Andererseits hat die Bewegung auch viel erreicht.

Villa Braslavsky: Ja, es gibt auch eine große Dankbarkeit für die Sichtbarkeit, die heute da ist, und eine Anerkennung der vorausgegangenen Kämpfe.

Die Themen haben sich auch etwas verändert. Es geht heute mehr um allgemeine Menschenrechte und auch die Verbindung mit Flucht und Migration, internationaler Solidarität, also weg von einer selbstgefälligen „Uns geht es gut hier“-Haltung. All diese Ausdifferenzierungen bedeuten aber auch, dass es Konflikte zwischen den Strömungen gibt um die richtigen Formen, um die richtigen Forderungen.

Auch in Deutschland gibt es noch Hassverbrechen gegen Menschen, die nicht der heterosexuellen Norm entsprechen.

Villa Braslavsky: Ja sicher, es gibt auch hierzulande Gewalterfahrungen, das ist gut belegt und gut erforscht. Auch bei uns ist das Aufwachsen als queerer Teenager alles andere als undramatisch, in der Familie, aber auch in Schule und Freizeit. Nach wie vor erleben Jugendliche und junge Erwachsene viel Angst, Beschämung und Unsicherheit, Mobbing und Gewalt im Alltag. Und das nicht nur auf dem Land oder in sehr katholischem Umfeld.

Verschwindet das allzu leicht hinter einer Regenbogen-Euphorie?

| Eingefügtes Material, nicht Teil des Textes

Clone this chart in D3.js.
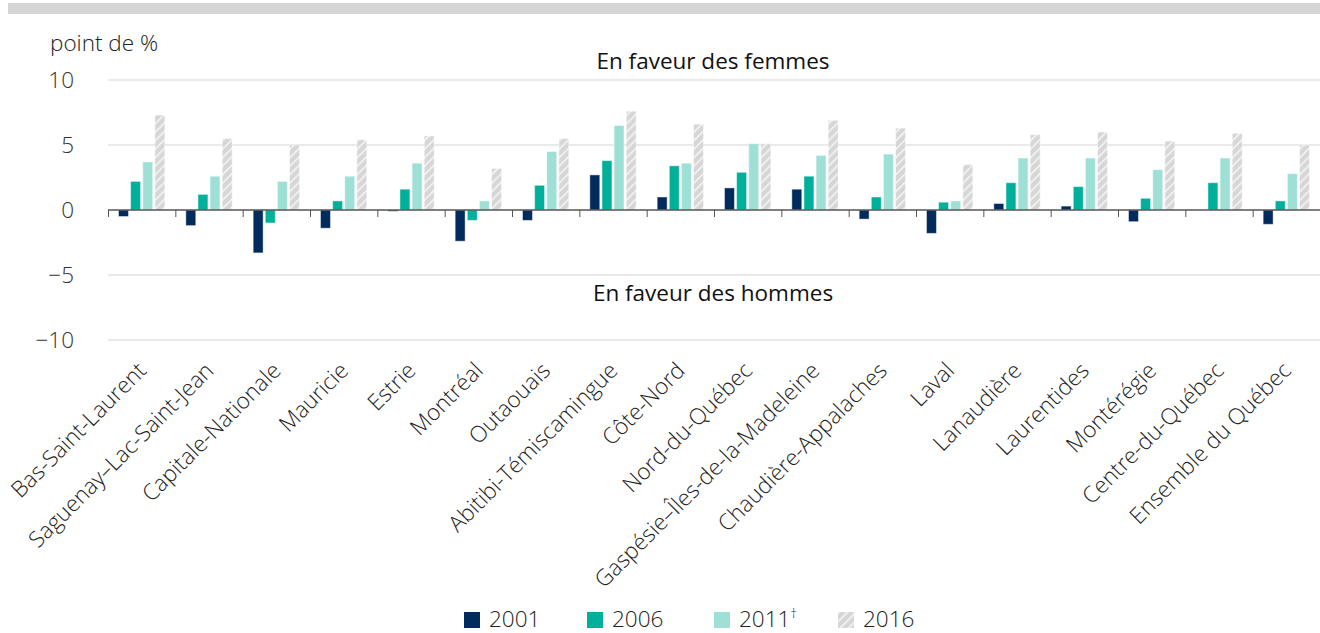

Villa Braslavsky: Ja, ich glaube, das marktkompatible, gefällige, symbolische Feiern der Regenbogenfarben verhindert mitunter, dass wir diese ernsten Seiten sehen. Andererseits würde ich die glitzrige, gefällige Sichtbarkeit der LBGTQ-Bewegung nicht nur geringschätzen. Es ist auch eine wichtige Form der Normalisierung und ermöglicht einen Zugang, der nicht gleich bedeutet: Das ist ein Problem, ein dramatisches Thema. Nein, er zeigt, was möglich ist.